The General Fund dollars used to repay the principal and interest on the Prop. 1 bonds would not be available to support other public systems and supports, including those that directly support low- and moderate-income Californians — a tradeoff that should be considered when evaluating the potential impact of Prop. 1. On the other hand, as noted above, safe, affordable, stable housing is a foundation for long-term physical and mental health and is linked to improved individual educational and economic outcomes. As a result, an investment in affordable housing could contribute to healthier, more productive residents who may have less long-term need for publicly-funded health, mental health, and safety net services.

What Do Proponents Argue?

Proponents of Prop. 1 include veterans’ organizations, affordable housing advocates, business and labor leaders, cities, and environmental groups. Among these are Dignity Health, Habitat for Humanity California, United Ways of California, California Association of Veterans Services Agencies, California Housing Consortium, Housing California, Silicon Valley Leadership Group, State Building and Construction Trades Council of California, California League of Conservation Voters, and the California League of Cities. Proponents argue that Prop. 1 “directly addresses the shortage of housing by building more affordable homes — without raising taxes.” They state that Prop. 1 will benefit “hardworking people like nursing aides, grocery clerks, and teaching assistants, so they can live in the communities where they work” and “will address rising homelessness in our neighborhoods.”

What Do Opponents Argue?

Opponents of Prop. 1 argue that the bond funds “would go to a variety of programs that may or may not repay money for revolving use” and would help only “a very limited number of persons.”
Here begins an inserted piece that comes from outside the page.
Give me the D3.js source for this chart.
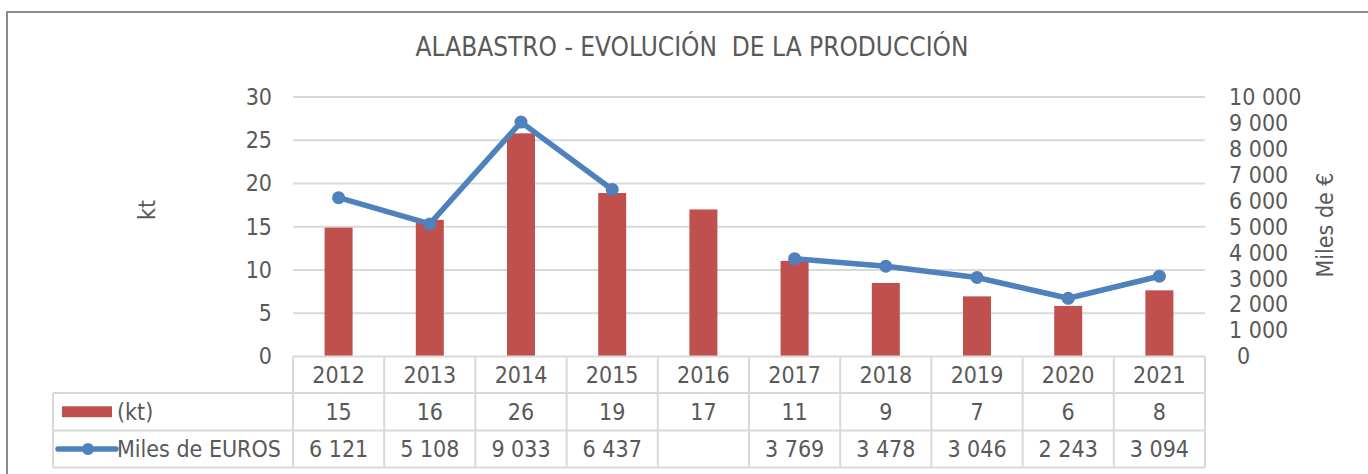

To address the root cause of California’s housing affordability crisis, the state needs to increase its supply of housing. Increasing the supply of affordable homes in particular is especially needed, because low-income Californians are most likely to have high housing cost burdens and are least likely to be able to afford rising rents. Prop. 1 would not in itself eliminate California’s affordable housing gap, but it would take a step toward addressing the shortfall by allowing the state to sell $4 billion in bonds and use the proceeds to develop affordable housing and help veterans and low- and moderate-income Californians purchase homes.

These bonds would be paid off over 35 years, at about $170 million per year. The $1 billion in bonds to help veterans buy homes would be fully repaid by home loan recipients, at no direct cost to the state, but the $3 billion in bonds for other housing activities would incur principal and interest costs, which would be paid out of the state General Fund. These dollars would not then be available to pay for other public systems and costs supported by General Fund dollars, like pensions for public employees, health care for low-income individuals, or the criminal justice system. A key question for voters is whether developing tens of thousands of affordable housing units and assisting veterans and lower-income residents to purchase homes is worth the tradeoff of dedicating these General Fund dollars to bond principal and interest payments over time. In evaluating this tradeoff, considerations include the fact that bond funds would leverage significant federal, local, and private dollars to support housing production and that affordable housing has cascading positive effects on health and well-being, which may reduce demands for other public supports over the long term.

— Sara Kimberlin

* Up to $360,000 of the total combined funds allocated to these programs could be used by the Department of Housing and Community Development to provide related technical assistance to cities and counties.

** This estimate did not account for the $150 million allocated to homebuyer assistance through CalHFA rather than to housing production, which would slightly decrease the estimated number of housing units produced.